What you are asked to do:
Work out how many lines have "React" in them. Give only that number.

*-*-*

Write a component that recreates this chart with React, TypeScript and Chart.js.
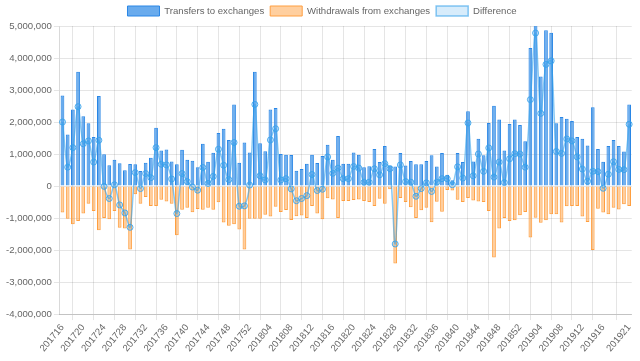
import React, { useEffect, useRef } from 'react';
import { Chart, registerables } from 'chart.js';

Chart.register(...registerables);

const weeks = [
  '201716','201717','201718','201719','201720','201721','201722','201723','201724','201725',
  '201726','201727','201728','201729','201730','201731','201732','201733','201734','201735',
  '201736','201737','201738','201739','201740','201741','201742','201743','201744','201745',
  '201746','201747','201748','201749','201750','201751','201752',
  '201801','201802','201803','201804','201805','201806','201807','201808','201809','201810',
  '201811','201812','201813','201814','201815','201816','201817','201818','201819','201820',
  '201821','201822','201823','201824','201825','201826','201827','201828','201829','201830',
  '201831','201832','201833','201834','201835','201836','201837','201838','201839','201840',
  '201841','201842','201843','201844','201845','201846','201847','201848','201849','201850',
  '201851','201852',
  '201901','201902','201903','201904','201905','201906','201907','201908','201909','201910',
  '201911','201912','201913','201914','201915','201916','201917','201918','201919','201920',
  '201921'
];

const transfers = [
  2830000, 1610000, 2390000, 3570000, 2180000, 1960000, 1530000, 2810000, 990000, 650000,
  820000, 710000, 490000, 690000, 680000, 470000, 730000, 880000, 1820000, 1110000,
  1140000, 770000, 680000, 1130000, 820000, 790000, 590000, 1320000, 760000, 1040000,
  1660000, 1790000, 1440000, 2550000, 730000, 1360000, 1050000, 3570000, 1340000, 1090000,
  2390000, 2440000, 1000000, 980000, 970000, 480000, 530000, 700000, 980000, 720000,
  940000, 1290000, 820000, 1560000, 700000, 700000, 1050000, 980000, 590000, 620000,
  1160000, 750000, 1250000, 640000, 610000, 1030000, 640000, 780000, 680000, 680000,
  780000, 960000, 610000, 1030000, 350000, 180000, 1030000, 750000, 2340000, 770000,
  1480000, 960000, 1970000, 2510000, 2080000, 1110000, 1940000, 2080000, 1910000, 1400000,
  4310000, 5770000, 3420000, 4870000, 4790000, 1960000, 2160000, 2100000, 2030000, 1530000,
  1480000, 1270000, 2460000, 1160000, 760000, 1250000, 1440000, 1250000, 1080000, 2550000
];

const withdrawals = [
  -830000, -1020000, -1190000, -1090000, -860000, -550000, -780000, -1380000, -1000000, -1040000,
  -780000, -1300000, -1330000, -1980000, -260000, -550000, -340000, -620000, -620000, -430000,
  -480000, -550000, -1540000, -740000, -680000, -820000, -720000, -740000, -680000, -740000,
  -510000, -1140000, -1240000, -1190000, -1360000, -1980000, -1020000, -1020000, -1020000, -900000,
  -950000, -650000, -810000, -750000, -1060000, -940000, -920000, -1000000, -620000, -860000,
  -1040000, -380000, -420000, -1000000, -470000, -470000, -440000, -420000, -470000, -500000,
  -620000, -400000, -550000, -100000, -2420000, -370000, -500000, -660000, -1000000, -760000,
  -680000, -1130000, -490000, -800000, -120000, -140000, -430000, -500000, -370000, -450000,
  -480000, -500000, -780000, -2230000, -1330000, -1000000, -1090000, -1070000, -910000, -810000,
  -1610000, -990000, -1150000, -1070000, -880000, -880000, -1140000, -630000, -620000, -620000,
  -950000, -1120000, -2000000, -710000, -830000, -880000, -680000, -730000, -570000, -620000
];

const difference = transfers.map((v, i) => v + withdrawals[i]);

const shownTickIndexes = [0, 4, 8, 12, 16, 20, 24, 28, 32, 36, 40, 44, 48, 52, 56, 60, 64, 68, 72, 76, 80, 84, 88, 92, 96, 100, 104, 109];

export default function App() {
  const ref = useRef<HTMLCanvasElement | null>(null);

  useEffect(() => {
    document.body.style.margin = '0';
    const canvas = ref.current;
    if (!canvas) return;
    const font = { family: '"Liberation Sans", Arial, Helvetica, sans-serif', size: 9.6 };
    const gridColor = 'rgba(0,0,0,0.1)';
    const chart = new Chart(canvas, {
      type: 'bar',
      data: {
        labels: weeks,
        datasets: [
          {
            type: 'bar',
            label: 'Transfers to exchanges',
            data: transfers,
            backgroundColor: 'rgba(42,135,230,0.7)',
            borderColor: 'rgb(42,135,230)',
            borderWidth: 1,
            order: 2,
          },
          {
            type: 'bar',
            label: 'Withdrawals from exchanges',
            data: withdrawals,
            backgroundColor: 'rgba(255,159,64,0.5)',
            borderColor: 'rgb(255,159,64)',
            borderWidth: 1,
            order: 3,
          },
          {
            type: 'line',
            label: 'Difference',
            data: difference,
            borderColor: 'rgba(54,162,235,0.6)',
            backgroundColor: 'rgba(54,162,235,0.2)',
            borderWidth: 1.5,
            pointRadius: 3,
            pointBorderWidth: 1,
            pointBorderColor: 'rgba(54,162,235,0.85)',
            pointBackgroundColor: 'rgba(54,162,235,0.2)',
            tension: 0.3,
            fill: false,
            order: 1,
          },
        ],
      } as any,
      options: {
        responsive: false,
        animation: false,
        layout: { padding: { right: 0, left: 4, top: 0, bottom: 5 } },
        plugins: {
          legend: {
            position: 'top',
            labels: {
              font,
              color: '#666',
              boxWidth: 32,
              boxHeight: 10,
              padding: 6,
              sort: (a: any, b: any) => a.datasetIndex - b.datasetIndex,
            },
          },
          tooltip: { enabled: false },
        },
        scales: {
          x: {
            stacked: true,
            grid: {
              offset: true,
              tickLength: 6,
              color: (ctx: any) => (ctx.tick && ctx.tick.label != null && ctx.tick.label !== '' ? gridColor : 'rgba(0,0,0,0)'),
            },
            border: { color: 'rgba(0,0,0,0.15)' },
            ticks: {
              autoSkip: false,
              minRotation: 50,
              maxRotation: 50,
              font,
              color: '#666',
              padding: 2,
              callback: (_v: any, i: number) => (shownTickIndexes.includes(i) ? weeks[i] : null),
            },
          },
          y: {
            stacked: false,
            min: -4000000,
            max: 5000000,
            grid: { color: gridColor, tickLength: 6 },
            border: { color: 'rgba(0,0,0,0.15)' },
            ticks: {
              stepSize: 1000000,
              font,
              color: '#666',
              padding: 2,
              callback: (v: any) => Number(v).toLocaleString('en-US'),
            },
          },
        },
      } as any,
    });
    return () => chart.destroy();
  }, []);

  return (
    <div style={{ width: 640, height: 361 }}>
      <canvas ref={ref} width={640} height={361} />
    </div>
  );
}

*-*-*

Task output:
2